運命的な場面に使う「邂逅(かいこう)」の意味
「邂逅」とは、思いがけなくめぐりあうことを言います。
「出逢う」が「出会う」より運命的な出あい、というのは先ほど説明しましたが、
「邂逅」もまた、運命的な場面に使用し、「出会う」「出逢う」の類語になります。
◎「邂逅」は相手方が「芸術」や「思想」にも使うことができる
「邂逅」は「芸術」「思想」を相手方として使えるのが大きなポイントです。
「出逢う」より相手方の対象はひろくなります。
◎「邂逅」はいい意味でも悪い意味でも使うことができる
「邂逅」は悪い意味でも使うことができます。
例えば、「出逢う」だと、あまり悪い出あいのようには感じません。
例文を紹介します。
・昔の恋人と出逢った
この文では、昔の恋人と運命的な再会をした良い場面に感じ、
「きっと昔の恋人は良い恋人だったのだろう」と連想できます。
・昔の恋人と邂逅した。
この文では、昔の恋人との運命的な再会が良いのか、悪いのか、どちらともとれるので、安易に「昔の恋人はいい人だったのだろう」とは連想できません。
「邂逅」は、分かりにくい表現のようにも感じますが、だからこそ奥の深い言葉でもあります。
小説などで「邂逅」という言葉がでてきたら、その場面が良いのか悪いのか、読み手は想像を膨らますことができるのです。
物語では、作者が読み手にすべてを語ることはほとんどありません。
すべて分かるように表現してしまうと、読み手の「想像する、考える」という楽しみを奪うことになるからです。
私は、「邂逅」は「出会う」の類語の中でも、文学的な表現方法だと思います。
◎偶然出会うの類語
偶然出会うの類語には、「会遇」「遭遇(そうぐう)」「遭逢(そうほう)」
「逢着」などの言葉があります。
「逢着」は「逢」という文字をつかっていますが、暗い場面で使うことが多いです。
例えば、
・難しい問題に逢着する
など、困難に出あうときに「逢着」という表現を使います。
「相見」と「接見」の意味
「相見(しょうけん)」と「接見(せっけん)」も「会う」という意味合いを持ちますが、少し特殊な言葉です。
◎相見(しょうけん)
会うこと、対面すること
◎接見(せっけん)
身分の高い人が会見すること
被疑者と面会すること
2語とも、「会う」という意味よりも「対面する」「面接する」という意味が強くなります。
また、「接見」のほうが使う場面が限られるでしょう。
「出会う」の類語、同義語、類義語は非常に多く、その分さまざまな表現方法を使い分けができます。意義素はあまり変わらないので使い分けも難しいですが、楽しみなら使い分けを考えてみてください。
日本語の魅力は、繊細な表現方法の違いにあります。
これは、英語などの外国語では味わうことのできない貴重な文化のひとつです。
物語を読む時、「作者はなぜ、数ある表現方法の中からこの言葉を選んだのだろう」と考えるだけで、物語を読む楽しさは倍増するはずです。
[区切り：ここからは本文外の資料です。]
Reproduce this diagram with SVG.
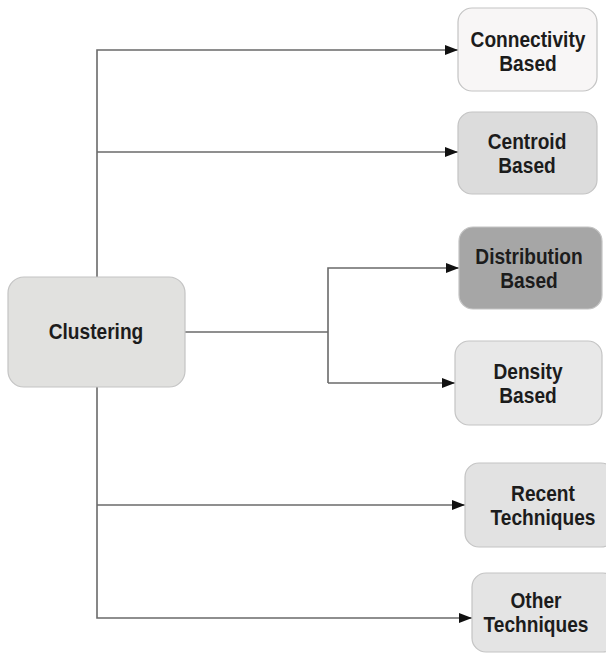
<svg xmlns="http://www.w3.org/2000/svg" width="606" height="654" viewBox="0 0 606 654">
<defs>
<style>
.box{stroke:#c4c4c4;stroke-width:1.2}
.lbl{font-family:"Liberation Sans",Arial,sans-serif;font-weight:700;font-size:22px;fill:#1c1c1c;text-anchor:middle}
.con{fill:none;stroke:#6a6a6a;stroke-width:1.6}
</style>
<marker id="arr" markerUnits="userSpaceOnUse" markerWidth="14" markerHeight="10" refX="13" refY="5" orient="auto">
<path d="M0,0 L13,5 L0,10 z" fill="#111"/>
</marker>
</defs>
<rect width="606" height="654" fill="#ffffff"/>
<g id="connectors">
<path class="con" d="M97,277 V50 H458" marker-end="url(#arr)"/>
<path class="con" d="M97,152 H458" marker-end="url(#arr)"/>
<path class="con" d="M97,387 V618 H472" marker-end="url(#arr)"/>
<path class="con" d="M97,505 H465" marker-end="url(#arr)"/>
<path class="con" d="M185,332 H328"/>
<path class="con" d="M328,383 V268 H459" marker-end="url(#arr)"/>
<path class="con" d="M328,383 H455" marker-end="url(#arr)"/>
</g>
<g id="clustering">
<rect class="box" x="8" y="277" width="177" height="110" rx="16" fill="#e1e1df"/>
<text class="lbl" transform="translate(96 0) scale(0.87 1)" x="0" y="339">Clustering</text>
</g>
<g id="connectivity">
<rect class="box" x="458" y="8" width="139" height="83" rx="14" fill="#f8f6f6"/>
<text class="lbl" transform="translate(528 0) scale(0.87 1)" x="0" y="47">Connectivity</text>
<text class="lbl" transform="translate(528 0) scale(0.87 1)" x="0" y="71">Based</text>
</g>
<g id="centroid">
<rect class="box" x="458" y="112" width="139" height="82" rx="14" fill="#dcdcdc"/>
<text class="lbl" transform="translate(527 0) scale(0.87 1)" x="0" y="149">Centroid</text>
<text class="lbl" transform="translate(527 0) scale(0.87 1)" x="0" y="173">Based</text>
</g>
<g id="distribution">
<rect class="box" x="459" y="227" width="143" height="82" rx="14" fill="#a6a6a6"/>
<text class="lbl" transform="translate(529 0) scale(0.87 1)" x="0" y="264">Distribution</text>
<text class="lbl" transform="translate(529 0) scale(0.87 1)" x="0" y="288">Based</text>
</g>
<g id="density">
<rect class="box" x="455" y="341" width="147" height="84" rx="14" fill="#e8e8e8"/>
<text class="lbl" transform="translate(528 0) scale(0.87 1)" x="0" y="379">Density</text>
<text class="lbl" transform="translate(528 0) scale(0.87 1)" x="0" y="403">Based</text>
</g>
<g id="recent">
<rect class="box" x="465" y="463" width="150" height="84" rx="14" fill="#e2e2e2"/>
<text class="lbl" transform="translate(543 0) scale(0.87 1)" x="0" y="501">Recent</text>
<text class="lbl" transform="translate(543 0) scale(0.87 1)" x="0" y="525">Techniques</text>
</g>
<g id="other">
<rect class="box" x="472" y="573" width="145" height="79" rx="14" fill="#e4e4e4"/>
<text class="lbl" transform="translate(536 0) scale(0.87 1)" x="0" y="608">Other</text>
<text class="lbl" transform="translate(536 0) scale(0.87 1)" x="0" y="632">Techniques</text>
</g>
</svg>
物語の書き手は、数ある表現方法の中からの言葉選びを楽しんでください。
出会いの場面を表現する時、今回の記事を参考にしていただけると幸いです。
ウェブ上には今回紹介しきれなかった関連語もたくさん掲載されているので、参考にするとよいでしょう。
以上、「出会う」の類語について解説をしました。